Мы ели в китайском ресторанчике. Фишер заказал два основных блюда насколько я помню, одно из утки, другое из свинины и мял, и смешивал их в тарелке вилкой до тех пор, пока не получилось нечто вроде супа-пюре. "Здесь потрясающая еда", пробурчал он. Глаза его сияли.

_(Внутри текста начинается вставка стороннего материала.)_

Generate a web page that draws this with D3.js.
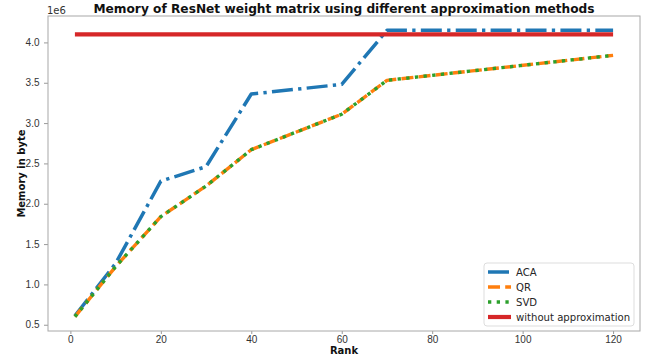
<!DOCTYPE html>
<html>
<head>
<meta charset="utf-8">
<script src="https://cdn.jsdelivr.net/npm/d3@7"></script>
<style>
  html, body { margin: 0; padding: 0; background: #fff; }
  svg { display: block; font-family: 'DejaVu Sans', sans-serif; }
  .axis text { font-size: 10px; fill: #333; }
  .axis line { stroke: #999; }
  .axis path { display: none; }
</style>
</head>
<body>
<svg id="chart" width="656" height="360"></svg>
<script>
// ranks on the x axis
const ranks = [1, 10, 20, 30, 40, 60, 70, 120];
// memory values, in units of 1e6 bytes
const acaValues = [0.61, 1.26, 2.28, 2.46, 3.36, 3.48, 4.15, 4.15];
const qrValues = [0.60, 1.22, 1.84, 2.22, 2.67, 3.11, 3.53, 3.84];
const svdValues = [0.60, 1.22, 1.84, 2.22, 2.67, 3.11, 3.53, 3.84];
const fullValues = [4.1, 4.1, 4.1, 4.1, 4.1, 4.1, 4.1, 4.1];
const xTicks = [0, 20, 40, 60, 80, 100, 120];
const yTicks = [0.5, 1.0, 1.5, 2.0, 2.5, 3.0, 3.5, 4.0];

const series = [
  { name: 'ACA', values: acaValues, color: '#1f77b4', dash: '21,5.3,3.3,5.3', width: 3.5 },
  { name: 'QR', values: qrValues, color: '#ff7f0e', dash: '12,5.2', width: 3.4 },
  { name: 'SVD', values: svdValues, color: '#2ca02c', dash: '3.3,5.4', width: 3.4 },
  { name: 'without approximation', values: fullValues, color: '#d62728', dash: null, width: 4.2 }
];

const svg = d3.select('#chart');
const plotLeft = 48, plotRight = 640, plotTop = 16, plotBottom = 331;

const x = d3.scaleLinear().domain([-4.95, 125.95]).range([plotLeft, plotRight]);
const y = d3.scaleLinear().domain([0.4225, 4.3275]).range([plotBottom, plotTop]);

svg.append('g')
  .attr('class', 'axis')
  .attr('transform', `translate(0,${plotBottom})`)
  .call(d3.axisBottom(x).tickValues(xTicks).tickSize(3).tickPadding(1.5).tickFormat(d3.format('d')));
svg.append('g')
  .attr('class', 'axis')
  .attr('transform', `translate(${plotLeft},0)`)
  .call(d3.axisLeft(y).tickValues(yTicks).tickSize(4).tickPadding(4.5).tickFormat(d3.format('.1f')));

const line = d3.line().x((d) => x(d[0])).y((d) => y(d[1]));

svg.append('g')
  .selectAll('path')
  .data(series)
  .join('path')
  .attr('d', (s) => line(ranks.map((r, i) => [r, s.values[i]])))
  .attr('fill', 'none')
  .attr('stroke', (s) => s.color)
  .attr('stroke-width', (s) => s.width)
  .attr('stroke-dasharray', (s) => s.dash)
  .attr('stroke-linejoin', 'round');

// axes frame
svg.append('rect')
  .attr('x', plotLeft).attr('y', plotTop)
  .attr('width', plotRight - plotLeft).attr('height', plotBottom - plotTop)
  .attr('fill', 'none')
  .attr('stroke', '#a8a8a8')
  .attr('stroke-width', 1);

svg.append('text')
  .attr('x', plotLeft - 1).attr('y', plotTop - 2)
  .attr('font-size', 10).attr('fill', '#333')
  .text('1e6');

svg.append('text')
  .attr('x', (plotLeft + plotRight) / 2).attr('y', 13)
  .attr('text-anchor', 'middle')
  .attr('font-size', 12.2).attr('font-weight', 'bold').attr('fill', '#111')
  .text('Memory of ResNet weight matrix using different approximation methods');

svg.append('text')
  .attr('x', (plotLeft + plotRight) / 2).attr('y', 354)
  .attr('text-anchor', 'middle')
  .attr('font-size', 10).attr('font-weight', 'bold').attr('fill', '#111')
  .text('Rank');

svg.append('text')
  .attr('transform', `translate(25,${(plotTop + plotBottom) / 2}) rotate(-90)`)
  .attr('text-anchor', 'middle')
  .attr('font-size', 10).attr('font-weight', 'bold').attr('fill', '#111')
  .text('Memory in byte');

// legend
const legend = svg.append('g').attr('transform', 'translate(484,263)');
legend.append('rect')
  .attr('width', 150).attr('height', 63).attr('rx', 3)
  .attr('fill', '#fff').attr('fill-opacity', 0.8)
  .attr('stroke', '#ddd');
const items = legend.selectAll('g.item')
  .data(series)
  .join('g')
  .attr('class', 'item')
  .attr('transform', (d, i) => `translate(0,${9 + i * 15})`);
items.append('line')
  .attr('x1', 4).attr('x2', 27)
  .attr('stroke', (d) => d.color)
  .attr('stroke-width', (d) => d.width)
  .attr('stroke-dasharray', (d) => d.dash);
items.append('text')
  .attr('x', 32).attr('y', 3.8)
  .attr('font-size', 10.1).attr('fill', '#262626')
  .text((d) => d.name);
</script>
</body>
</html>
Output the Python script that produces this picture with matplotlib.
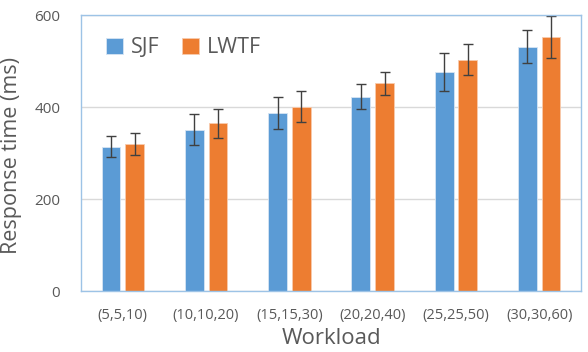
import matplotlib.pyplot as plt
import numpy as np

plt.rcParams['font.family'] = ['Open Sans', 'DejaVu Sans']

# ---------------------------------------
# Data
# ---------------------------------------
workloads = ["(5,5,10)", "(10,10,20)", "(15,15,30)", "(20,20,40)", "(25,25,50)", "(30,30,60)"]
sjf = [314, 351, 387, 423, 476, 531]
lwtf = [320, 365, 401, 452, 503, 552]
sjf_err = [23, 34, 35, 28, 41, 36]
lwtf_err = [24, 32, 33, 25, 34, 46]

BLUE = '#5B9BD5'
ORANGE = '#ED7D31'
TEXT = '#595959'

fig = plt.figure(figsize=(5.88, 3.52), dpi=100)
ax = fig.add_axes([0.138, 0.173, 0.850, 0.784])

x = np.arange(len(workloads))
w = 0.225
off = 0.142
err_kw = dict(ecolor='#404040', elinewidth=1, capsize=3.5, capthick=1)
ax.bar(x - off, sjf, w, yerr=sjf_err, color=BLUE, edgecolor='#D6E4F3', linewidth=0.6,
       label='SJF', error_kw=err_kw, zorder=2)
ax.bar(x + off, lwtf, w, yerr=lwtf_err, color=ORANGE, edgecolor='#F8CBAD', linewidth=0.6,
       label='LWTF', error_kw=err_kw, zorder=2)

ax.set_xlim(-0.5, len(workloads) - 0.5)
ax.set_ylim(0, 600)
ax.set_yticks([0, 200, 400, 600])
ax.yaxis.grid(True, color='#D9D9D9', linewidth=1, zorder=0)
ax.set_axisbelow(True)

ax.set_xticks(x)
ax.set_xticklabels(workloads)
ax.tick_params(axis='both', length=0, colors=TEXT)
ax.tick_params(axis='x', labelsize=10.5, pad=12)
ax.tick_params(axis='y', labelsize=11, pad=15)

for s in ax.spines.values():
    s.set_color('#9DC3E6')
    s.set_linewidth(1)

ax.set_ylabel("Response time (ms)", fontsize=15.5, color=TEXT)
ax.yaxis.set_label_coords(-0.118, 0.49)
ax.set_xlabel("Workload", fontsize=16, color=TEXT, labelpad=4)

ax.legend(loc='upper left', bbox_to_anchor=(0.01, 0.99), ncol=2, frameon=False,
          fontsize=15.5, handlelength=0.8, handleheight=0.8, handletextpad=0.4,
          columnspacing=1.0, labelcolor=TEXT)

plt.savefig("out.png", dpi=100)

После "ланча" мы гуляли до пяти утра, пройдя быстрым шагом не меньше восьми миль. Фишер говорил с яростной мальчишеской страстью о своих самых любимых предметах: шахматах, деньгах, русских, электронных гаджетах, шахматах, одежде, еде, русских, шахматах, науке, экологии, городских проблемах, шуме. Для человека, которому часто приписывали ограниченный интеллект, он демонстрировал замечательную широту интересов. Однако чем больше он говорил, тем яснее становилось, что вся его информация фактическая, а не эмоциональная. Она почерпнута из книг, журналов, газет, телевизора тех СМИ, которые он презирал. Незадолго до рассвета Бобби признался мне, насколько ужасны для людей города, как сильно он любит природу и сельскую местность. Я рассказал об одном ранчо и предложил слетать туда на маленьком самолете на день. Сначала эта мысль восхитила Фишера, но потом он взглянул на меня, и краска исчезла с его лица, а челюсть слегка отвисла, как будто парня только что ткнули в печень. "Ну не знаю насчет самолета, проговорил он медленно. Ведь русские могут сделать что-нибудь с мотором или еще с чем-нибудь. По-моему, люди не осознают, насколько шахматы важны для их имиджа. А русским бы хотелось сейчас мной заняться".